TASK OBJECTIVE => Output exactly the lines that run from the line containing "Write the matplotlib code for this chart." through the line containing "plt.rcParams['axes.labelweight'] = 'bold'", with both ends included.

SOURCE MATERIAL =>
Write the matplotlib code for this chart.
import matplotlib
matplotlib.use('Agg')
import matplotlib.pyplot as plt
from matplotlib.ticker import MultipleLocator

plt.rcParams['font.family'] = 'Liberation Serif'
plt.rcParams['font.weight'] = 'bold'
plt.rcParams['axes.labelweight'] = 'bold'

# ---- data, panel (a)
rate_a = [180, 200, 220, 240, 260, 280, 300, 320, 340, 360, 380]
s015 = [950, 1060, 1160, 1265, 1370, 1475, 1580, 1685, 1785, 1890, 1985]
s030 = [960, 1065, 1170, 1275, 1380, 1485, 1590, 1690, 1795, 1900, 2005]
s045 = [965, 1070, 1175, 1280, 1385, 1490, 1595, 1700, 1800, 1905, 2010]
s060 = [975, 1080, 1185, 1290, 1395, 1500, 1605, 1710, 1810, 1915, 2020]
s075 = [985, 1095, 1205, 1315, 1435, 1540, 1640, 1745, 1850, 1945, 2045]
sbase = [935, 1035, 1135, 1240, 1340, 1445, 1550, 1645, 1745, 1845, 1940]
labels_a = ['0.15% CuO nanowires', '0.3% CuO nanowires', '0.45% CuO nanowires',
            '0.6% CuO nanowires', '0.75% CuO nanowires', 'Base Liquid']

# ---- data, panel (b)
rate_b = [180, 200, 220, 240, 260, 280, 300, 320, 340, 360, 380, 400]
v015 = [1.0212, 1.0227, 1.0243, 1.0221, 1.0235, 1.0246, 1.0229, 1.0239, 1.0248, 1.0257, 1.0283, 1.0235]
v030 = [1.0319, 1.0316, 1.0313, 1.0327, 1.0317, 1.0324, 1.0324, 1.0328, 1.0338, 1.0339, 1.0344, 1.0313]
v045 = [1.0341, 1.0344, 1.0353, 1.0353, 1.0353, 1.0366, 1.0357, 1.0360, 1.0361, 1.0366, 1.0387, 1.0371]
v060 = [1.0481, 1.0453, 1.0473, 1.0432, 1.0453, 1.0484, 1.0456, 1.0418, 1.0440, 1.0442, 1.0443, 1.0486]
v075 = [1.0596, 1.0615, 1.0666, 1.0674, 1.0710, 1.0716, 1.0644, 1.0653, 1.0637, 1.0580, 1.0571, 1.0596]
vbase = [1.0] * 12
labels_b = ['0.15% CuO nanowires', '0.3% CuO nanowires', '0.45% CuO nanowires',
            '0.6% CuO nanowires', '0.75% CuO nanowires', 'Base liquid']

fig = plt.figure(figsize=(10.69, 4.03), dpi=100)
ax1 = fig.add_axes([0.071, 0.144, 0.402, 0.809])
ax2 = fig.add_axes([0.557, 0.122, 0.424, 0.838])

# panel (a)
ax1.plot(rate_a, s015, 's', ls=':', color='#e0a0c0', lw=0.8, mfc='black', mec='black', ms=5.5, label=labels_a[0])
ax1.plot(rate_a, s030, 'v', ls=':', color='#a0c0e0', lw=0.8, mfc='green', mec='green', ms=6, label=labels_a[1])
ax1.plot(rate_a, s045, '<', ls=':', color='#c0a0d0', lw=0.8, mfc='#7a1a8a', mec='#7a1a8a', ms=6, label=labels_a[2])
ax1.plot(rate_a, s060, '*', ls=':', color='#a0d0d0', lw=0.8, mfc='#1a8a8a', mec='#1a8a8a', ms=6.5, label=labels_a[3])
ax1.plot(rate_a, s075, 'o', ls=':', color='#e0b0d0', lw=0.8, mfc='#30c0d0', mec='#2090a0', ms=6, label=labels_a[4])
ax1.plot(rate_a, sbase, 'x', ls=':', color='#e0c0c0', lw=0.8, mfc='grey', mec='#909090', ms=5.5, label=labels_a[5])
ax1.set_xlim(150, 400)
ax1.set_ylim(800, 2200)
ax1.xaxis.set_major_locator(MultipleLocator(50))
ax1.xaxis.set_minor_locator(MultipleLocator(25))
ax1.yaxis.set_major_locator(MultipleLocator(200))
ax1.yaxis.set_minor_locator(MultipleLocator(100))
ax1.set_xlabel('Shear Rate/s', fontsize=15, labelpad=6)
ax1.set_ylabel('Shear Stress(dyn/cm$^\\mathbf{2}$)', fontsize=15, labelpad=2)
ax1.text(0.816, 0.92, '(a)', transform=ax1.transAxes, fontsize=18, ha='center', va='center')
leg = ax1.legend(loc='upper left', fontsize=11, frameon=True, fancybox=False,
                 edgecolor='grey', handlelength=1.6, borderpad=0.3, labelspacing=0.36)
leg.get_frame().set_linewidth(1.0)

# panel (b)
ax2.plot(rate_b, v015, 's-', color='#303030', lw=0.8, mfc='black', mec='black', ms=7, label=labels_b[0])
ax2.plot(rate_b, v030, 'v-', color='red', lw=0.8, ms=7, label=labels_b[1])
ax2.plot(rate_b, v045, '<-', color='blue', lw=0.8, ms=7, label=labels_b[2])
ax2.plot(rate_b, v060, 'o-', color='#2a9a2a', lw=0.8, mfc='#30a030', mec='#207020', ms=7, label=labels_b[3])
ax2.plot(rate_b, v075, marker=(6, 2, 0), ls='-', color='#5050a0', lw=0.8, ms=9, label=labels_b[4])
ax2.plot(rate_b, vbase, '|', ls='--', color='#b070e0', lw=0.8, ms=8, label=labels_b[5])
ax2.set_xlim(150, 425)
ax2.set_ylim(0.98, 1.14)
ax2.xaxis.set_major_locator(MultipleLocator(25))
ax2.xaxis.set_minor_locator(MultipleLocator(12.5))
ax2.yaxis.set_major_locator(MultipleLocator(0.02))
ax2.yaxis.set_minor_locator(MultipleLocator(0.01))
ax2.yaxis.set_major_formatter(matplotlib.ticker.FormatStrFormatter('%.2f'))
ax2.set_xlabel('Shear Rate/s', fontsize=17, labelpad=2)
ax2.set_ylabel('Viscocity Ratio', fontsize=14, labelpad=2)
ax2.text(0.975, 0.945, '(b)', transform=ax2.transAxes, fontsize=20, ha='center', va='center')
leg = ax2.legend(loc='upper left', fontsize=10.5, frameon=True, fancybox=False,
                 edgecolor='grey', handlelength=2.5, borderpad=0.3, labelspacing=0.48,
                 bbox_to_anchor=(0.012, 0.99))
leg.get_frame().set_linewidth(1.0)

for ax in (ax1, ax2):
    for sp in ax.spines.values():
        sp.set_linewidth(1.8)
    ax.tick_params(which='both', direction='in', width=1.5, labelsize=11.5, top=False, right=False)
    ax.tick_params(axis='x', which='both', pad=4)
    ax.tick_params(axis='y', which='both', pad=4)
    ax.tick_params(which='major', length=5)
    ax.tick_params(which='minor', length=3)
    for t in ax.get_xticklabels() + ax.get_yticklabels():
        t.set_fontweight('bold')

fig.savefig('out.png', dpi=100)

--

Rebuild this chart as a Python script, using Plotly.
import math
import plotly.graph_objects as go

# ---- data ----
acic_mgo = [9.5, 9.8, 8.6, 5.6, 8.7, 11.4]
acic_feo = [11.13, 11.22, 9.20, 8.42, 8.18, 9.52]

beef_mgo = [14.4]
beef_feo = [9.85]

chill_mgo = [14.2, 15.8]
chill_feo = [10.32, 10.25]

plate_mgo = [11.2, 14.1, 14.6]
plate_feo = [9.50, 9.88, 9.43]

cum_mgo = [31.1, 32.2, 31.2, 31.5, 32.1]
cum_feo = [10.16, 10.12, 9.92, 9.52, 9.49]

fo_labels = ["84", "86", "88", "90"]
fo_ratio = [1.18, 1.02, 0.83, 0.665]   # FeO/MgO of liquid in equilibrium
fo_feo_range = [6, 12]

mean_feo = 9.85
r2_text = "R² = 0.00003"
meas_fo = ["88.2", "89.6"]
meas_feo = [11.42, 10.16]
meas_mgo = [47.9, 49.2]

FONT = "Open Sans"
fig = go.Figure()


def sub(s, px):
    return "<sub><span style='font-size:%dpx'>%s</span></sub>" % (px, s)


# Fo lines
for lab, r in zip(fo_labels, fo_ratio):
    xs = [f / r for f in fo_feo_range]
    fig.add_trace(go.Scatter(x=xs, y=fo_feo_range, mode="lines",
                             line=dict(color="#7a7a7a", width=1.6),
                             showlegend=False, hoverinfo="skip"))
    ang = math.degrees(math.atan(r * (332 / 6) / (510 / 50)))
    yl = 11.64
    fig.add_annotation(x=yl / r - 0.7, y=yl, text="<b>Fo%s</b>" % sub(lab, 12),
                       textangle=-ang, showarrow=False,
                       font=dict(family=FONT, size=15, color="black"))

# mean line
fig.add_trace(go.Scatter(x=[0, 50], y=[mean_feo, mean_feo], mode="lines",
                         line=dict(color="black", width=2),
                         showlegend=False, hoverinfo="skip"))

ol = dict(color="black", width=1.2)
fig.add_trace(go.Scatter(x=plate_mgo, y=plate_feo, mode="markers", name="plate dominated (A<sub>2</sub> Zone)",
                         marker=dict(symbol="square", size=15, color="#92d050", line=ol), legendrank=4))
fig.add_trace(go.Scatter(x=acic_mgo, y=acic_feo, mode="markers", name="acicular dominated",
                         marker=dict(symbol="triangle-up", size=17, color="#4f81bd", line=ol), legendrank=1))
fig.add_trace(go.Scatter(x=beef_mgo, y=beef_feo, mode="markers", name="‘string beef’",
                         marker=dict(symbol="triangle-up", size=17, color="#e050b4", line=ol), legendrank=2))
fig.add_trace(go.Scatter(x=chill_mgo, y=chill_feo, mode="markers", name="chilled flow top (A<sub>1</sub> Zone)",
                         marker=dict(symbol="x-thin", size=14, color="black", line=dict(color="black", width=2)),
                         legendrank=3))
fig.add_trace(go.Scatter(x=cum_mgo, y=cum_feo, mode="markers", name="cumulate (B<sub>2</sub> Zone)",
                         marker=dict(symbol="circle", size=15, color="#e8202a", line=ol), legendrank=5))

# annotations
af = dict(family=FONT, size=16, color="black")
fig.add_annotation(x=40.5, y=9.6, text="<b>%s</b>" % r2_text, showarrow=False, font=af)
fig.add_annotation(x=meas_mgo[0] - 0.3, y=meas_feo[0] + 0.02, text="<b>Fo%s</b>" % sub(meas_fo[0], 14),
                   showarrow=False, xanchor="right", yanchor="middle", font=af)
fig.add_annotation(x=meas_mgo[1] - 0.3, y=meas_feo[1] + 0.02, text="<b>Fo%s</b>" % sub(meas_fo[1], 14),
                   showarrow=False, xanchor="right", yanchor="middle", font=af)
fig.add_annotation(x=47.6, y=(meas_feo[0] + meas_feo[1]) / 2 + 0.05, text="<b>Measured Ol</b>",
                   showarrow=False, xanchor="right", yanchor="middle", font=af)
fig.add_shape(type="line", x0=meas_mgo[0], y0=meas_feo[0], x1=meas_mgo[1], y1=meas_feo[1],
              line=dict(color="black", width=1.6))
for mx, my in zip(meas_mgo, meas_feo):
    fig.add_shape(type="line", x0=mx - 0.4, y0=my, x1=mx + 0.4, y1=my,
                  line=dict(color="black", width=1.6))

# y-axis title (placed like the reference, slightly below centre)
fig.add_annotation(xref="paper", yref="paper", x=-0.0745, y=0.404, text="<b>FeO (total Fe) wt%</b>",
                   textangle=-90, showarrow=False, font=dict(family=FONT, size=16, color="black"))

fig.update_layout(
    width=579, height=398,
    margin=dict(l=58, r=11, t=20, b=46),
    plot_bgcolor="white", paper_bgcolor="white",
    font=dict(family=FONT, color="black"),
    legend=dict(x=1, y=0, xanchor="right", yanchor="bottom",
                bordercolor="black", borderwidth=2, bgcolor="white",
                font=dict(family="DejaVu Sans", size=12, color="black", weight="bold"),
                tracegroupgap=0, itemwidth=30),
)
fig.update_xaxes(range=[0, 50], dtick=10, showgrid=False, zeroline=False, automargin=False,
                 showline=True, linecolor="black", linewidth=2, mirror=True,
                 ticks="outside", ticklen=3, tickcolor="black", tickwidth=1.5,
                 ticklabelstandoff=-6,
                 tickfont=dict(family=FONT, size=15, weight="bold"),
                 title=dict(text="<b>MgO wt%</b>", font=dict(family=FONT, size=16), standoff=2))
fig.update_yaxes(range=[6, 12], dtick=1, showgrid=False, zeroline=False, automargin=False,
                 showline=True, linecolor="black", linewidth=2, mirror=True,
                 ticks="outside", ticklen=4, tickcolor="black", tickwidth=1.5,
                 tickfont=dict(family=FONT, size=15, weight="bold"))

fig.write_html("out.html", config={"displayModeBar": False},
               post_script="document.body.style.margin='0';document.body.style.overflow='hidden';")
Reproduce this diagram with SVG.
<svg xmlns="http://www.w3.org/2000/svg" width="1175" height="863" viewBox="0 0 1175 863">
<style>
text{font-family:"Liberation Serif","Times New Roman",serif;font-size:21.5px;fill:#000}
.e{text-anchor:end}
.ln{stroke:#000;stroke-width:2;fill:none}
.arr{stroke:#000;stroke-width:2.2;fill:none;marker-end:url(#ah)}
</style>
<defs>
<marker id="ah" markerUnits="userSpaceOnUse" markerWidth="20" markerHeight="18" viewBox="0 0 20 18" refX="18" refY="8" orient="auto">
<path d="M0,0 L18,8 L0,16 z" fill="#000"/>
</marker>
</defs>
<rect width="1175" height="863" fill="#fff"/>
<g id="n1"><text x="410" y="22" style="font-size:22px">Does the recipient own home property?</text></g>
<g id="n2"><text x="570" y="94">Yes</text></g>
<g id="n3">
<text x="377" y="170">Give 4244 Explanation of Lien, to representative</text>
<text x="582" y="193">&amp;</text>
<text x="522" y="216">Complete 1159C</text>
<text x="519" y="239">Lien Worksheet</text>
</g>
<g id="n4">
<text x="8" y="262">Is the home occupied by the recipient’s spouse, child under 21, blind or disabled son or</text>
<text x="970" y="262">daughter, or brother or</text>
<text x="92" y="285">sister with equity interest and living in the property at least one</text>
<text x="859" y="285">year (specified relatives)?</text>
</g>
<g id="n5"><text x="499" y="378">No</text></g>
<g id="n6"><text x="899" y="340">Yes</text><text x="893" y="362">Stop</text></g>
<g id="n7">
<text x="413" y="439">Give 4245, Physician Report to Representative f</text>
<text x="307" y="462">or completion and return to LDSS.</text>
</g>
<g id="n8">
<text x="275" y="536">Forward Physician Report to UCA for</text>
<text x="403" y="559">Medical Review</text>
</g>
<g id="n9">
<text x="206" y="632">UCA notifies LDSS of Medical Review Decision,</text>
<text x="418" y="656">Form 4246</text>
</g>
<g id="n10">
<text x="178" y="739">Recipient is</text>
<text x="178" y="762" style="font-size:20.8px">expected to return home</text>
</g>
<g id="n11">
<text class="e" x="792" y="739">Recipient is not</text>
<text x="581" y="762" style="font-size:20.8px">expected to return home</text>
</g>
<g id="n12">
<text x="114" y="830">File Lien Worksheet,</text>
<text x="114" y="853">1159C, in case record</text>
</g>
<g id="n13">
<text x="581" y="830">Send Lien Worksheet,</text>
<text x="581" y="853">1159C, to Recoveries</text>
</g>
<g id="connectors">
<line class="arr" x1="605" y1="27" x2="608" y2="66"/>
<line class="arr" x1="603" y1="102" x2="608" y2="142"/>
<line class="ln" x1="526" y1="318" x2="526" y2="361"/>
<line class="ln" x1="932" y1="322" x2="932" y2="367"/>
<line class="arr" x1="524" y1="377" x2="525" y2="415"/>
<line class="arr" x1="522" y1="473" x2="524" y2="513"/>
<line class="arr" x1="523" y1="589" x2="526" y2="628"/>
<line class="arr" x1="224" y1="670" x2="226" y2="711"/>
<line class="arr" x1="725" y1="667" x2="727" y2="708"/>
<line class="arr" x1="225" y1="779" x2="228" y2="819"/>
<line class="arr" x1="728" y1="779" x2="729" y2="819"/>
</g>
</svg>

EXPECTED ANSWER =>
Write the matplotlib code for this chart.
import matplotlib
matplotlib.use('Agg')
import matplotlib.pyplot as plt
from matplotlib.ticker import MultipleLocator

plt.rcParams['font.family'] = 'Liberation Serif'
plt.rcParams['font.weight'] = 'bold'
plt.rcParams['axes.labelweight'] = 'bold'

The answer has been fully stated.